Your task:
Give every line again exactly as it appears, please, but not the pictures.

===

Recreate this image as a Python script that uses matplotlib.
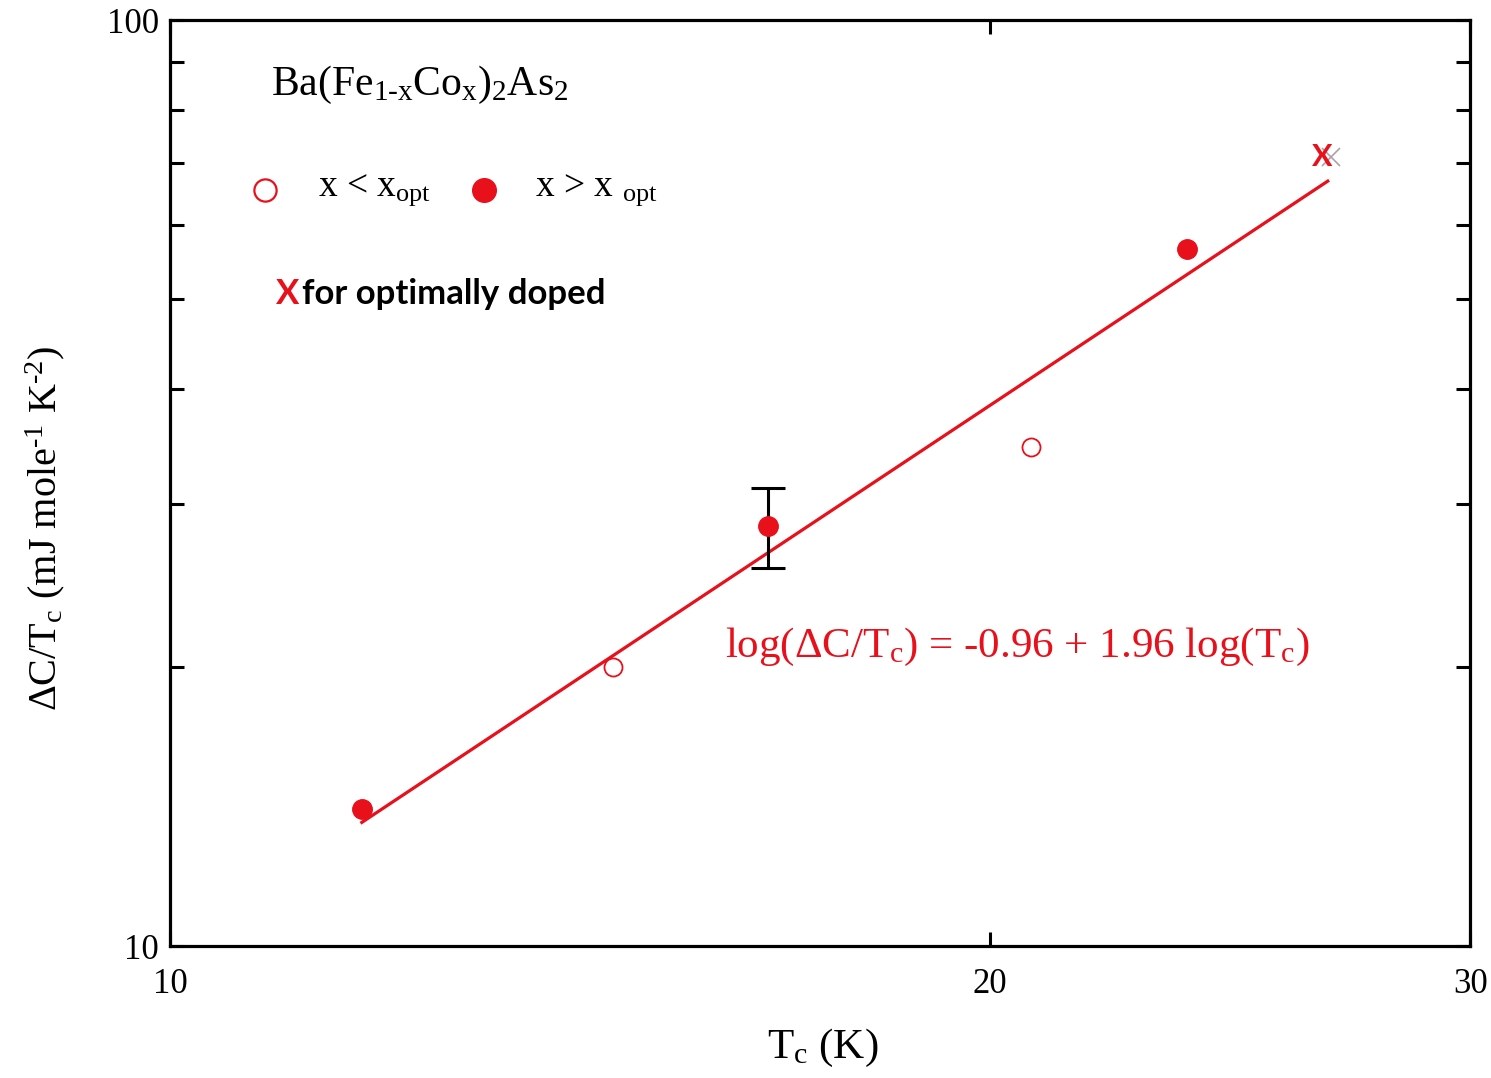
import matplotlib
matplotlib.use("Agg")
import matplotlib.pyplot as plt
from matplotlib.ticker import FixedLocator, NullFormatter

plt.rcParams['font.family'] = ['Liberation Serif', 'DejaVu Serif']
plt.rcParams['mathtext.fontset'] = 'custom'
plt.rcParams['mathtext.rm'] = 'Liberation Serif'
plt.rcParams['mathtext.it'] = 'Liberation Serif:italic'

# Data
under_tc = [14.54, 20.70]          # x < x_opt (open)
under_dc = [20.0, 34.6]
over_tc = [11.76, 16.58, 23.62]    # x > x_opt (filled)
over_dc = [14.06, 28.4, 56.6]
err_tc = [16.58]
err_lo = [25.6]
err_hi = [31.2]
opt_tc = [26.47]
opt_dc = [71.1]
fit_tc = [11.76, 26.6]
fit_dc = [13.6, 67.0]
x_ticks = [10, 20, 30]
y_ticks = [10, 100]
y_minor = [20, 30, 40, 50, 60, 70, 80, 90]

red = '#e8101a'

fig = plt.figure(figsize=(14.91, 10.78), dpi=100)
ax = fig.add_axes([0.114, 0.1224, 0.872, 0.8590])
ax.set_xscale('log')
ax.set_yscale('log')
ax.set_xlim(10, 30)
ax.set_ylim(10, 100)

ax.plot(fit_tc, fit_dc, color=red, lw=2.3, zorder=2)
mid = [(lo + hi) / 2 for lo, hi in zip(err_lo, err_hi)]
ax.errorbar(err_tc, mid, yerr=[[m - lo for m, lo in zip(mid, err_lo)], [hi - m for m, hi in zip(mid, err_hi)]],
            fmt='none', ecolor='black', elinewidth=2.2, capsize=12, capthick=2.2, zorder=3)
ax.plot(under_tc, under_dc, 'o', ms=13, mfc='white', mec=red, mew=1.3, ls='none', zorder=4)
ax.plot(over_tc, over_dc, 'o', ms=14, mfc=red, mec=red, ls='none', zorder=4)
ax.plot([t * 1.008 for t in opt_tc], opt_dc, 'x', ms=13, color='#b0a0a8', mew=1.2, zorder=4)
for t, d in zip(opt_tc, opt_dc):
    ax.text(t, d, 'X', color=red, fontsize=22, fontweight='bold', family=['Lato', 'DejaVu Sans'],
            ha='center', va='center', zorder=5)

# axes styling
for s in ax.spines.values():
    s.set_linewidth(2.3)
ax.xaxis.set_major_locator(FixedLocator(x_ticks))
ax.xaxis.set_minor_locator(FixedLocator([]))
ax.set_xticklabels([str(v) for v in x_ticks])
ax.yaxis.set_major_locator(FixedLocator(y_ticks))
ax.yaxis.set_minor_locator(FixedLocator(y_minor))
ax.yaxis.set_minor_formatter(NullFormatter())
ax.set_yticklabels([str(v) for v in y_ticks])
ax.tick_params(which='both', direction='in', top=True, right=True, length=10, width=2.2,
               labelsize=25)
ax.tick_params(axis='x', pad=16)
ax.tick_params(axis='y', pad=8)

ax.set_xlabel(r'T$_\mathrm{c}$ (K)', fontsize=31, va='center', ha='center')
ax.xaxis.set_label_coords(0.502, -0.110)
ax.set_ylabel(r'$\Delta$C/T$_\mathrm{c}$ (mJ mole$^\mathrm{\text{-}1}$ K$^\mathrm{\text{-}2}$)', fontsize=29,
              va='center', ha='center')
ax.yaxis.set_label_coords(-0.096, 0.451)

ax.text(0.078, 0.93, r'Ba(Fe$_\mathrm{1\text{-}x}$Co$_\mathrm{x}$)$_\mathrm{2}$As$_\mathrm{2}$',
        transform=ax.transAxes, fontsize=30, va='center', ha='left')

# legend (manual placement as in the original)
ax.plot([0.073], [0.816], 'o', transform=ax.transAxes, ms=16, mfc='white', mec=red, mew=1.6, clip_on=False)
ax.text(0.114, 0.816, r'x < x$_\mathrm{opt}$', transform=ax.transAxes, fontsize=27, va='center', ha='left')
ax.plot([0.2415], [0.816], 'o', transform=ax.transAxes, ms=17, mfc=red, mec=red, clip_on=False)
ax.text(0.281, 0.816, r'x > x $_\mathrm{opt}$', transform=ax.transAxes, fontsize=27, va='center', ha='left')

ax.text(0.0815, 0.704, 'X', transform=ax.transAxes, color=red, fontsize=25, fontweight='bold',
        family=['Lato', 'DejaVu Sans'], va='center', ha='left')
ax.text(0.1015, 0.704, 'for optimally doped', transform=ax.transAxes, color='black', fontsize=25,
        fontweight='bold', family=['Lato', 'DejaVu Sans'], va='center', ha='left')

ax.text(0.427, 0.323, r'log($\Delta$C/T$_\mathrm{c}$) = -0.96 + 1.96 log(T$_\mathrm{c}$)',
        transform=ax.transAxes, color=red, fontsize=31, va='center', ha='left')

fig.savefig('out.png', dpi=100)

===

Expected output:
Recreate this image as a Python script that uses matplotlib.
import matplotlib
matplotlib.use("Agg")
import matplotlib.pyplot as plt
from matplotlib.ticker import FixedLocator, NullFormatter

plt.rcParams['font.family'] = ['Liberation Serif', 'DejaVu Serif']
plt.rcParams['mathtext.fontset'] = 'custom'
plt.rcParams['mathtext.rm'] = 'Liberation Serif'
plt.rcParams['mathtext.it'] = 'Liberation Serif:italic'

# Data
under_tc = [14.54, 20.70]          # x < x_opt (open)
under_dc = [20.0, 34.6]
over_tc = [11.76, 16.58, 23.62]    # x > x_opt (filled)
over_dc = [14.06, 28.4, 56.6]
err_tc = [16.58]
err_lo = [25.6]
err_hi = [31.2]
opt_tc = [26.47]
opt_dc = [71.1]
fit_tc = [11.76, 26.6]
fit_dc = [13.6, 67.0]
x_ticks = [10, 20, 30]
y_ticks = [10, 100]
y_minor = [20, 30, 40, 50, 60, 70, 80, 90]

red = '#e8101a'

fig = plt.figure(figsize=(14.91, 10.78), dpi=100)
ax = fig.add_axes([0.114, 0.1224, 0.872, 0.8590])
ax.set_xscale('log')
ax.set_yscale('log')
ax.set_xlim(10, 30)
ax.set_ylim(10, 100)

ax.plot(fit_tc, fit_dc, color=red, lw=2.3, zorder=2)
mid = [(lo + hi) / 2 for lo, hi in zip(err_lo, err_hi)]
ax.errorbar(err_tc, mid, yerr=[[m - lo for m, lo in zip(mid, err_lo)], [hi - m for m, hi in zip(mid, err_hi)]],
            fmt='none', ecolor='black', elinewidth=2.2, capsize=12, capthick=2.2, zorder=3)
ax.plot(under_tc, under_dc, 'o', ms=13, mfc='white', mec=red, mew=1.3, ls='none', zorder=4)
ax.plot(over_tc, over_dc, 'o', ms=14, mfc=red, mec=red, ls='none', zorder=4)
ax.plot([t * 1.008 for t in opt_tc], opt_dc, 'x', ms=13, color='#b0a0a8', mew=1.2, zorder=4)
for t, d in zip(opt_tc, opt_dc):
    ax.text(t, d, 'X', color=red, fontsize=22, fontweight='bold', family=['Lato', 'DejaVu Sans'],
            ha='center', va='center', zorder=5)

# axes styling
for s in ax.spines.values():
    s.set_linewidth(2.3)
ax.xaxis.set_major_locator(FixedLocator(x_ticks))
ax.xaxis.set_minor_locator(FixedLocator([]))
ax.set_xticklabels([str(v) for v in x_ticks])
ax.yaxis.set_major_locator(FixedLocator(y_ticks))
ax.yaxis.set_minor_locator(FixedLocator(y_minor))
ax.yaxis.set_minor_formatter(NullFormatter())
ax.set_yticklabels([str(v) for v in y_ticks])
ax.tick_params(which='both', direction='in', top=True, right=True, length=10, width=2.2,
               labelsize=25)
ax.tick_params(axis='x', pad=16)
ax.tick_params(axis='y', pad=8)

ax.set_xlabel(r'T$_\mathrm{c}$ (K)', fontsize=31, va='center', ha='center')
ax.xaxis.set_label_coords(0.502, -0.110)
ax.set_ylabel(r'$\Delta$C/T$_\mathrm{c}$ (mJ mole$^\mathrm{\text{-}1}$ K$^\mathrm{\text{-}2}$)', fontsize=29,
              va='center', ha='center')
ax.yaxis.set_label_coords(-0.096, 0.451)

ax.text(0.078, 0.93, r'Ba(Fe$_\mathrm{1\text{-}x}$Co$_\mathrm{x}$)$_\mathrm{2}$As$_\mathrm{2}$',
        transform=ax.transAxes, fontsize=30, va='center', ha='left')

# legend (manual placement as in the original)
ax.plot([0.073], [0.816], 'o', transform=ax.transAxes, ms=16, mfc='white', mec=red, mew=1.6, clip_on=False)
ax.text(0.114, 0.816, r'x < x$_\mathrm{opt}$', transform=ax.transAxes, fontsize=27, va='center', ha='left')
ax.plot([0.2415], [0.816], 'o', transform=ax.transAxes, ms=17, mfc=red, mec=red, clip_on=False)
ax.text(0.281, 0.816, r'x > x $_\mathrm{opt}$', transform=ax.transAxes, fontsize=27, va='center', ha='left')

ax.text(0.0815, 0.704, 'X', transform=ax.transAxes, color=red, fontsize=25, fontweight='bold',
        family=['Lato', 'DejaVu Sans'], va='center', ha='left')
ax.text(0.1015, 0.704, 'for optimally doped', transform=ax.transAxes, color='black', fontsize=25,
        fontweight='bold', family=['Lato', 'DejaVu Sans'], va='center', ha='left')

ax.text(0.427, 0.323, r'log($\Delta$C/T$_\mathrm{c}$) = -0.96 + 1.96 log(T$_\mathrm{c}$)',
        transform=ax.transAxes, color=red, fontsize=31, va='center', ha='left')

fig.savefig('out.png', dpi=100)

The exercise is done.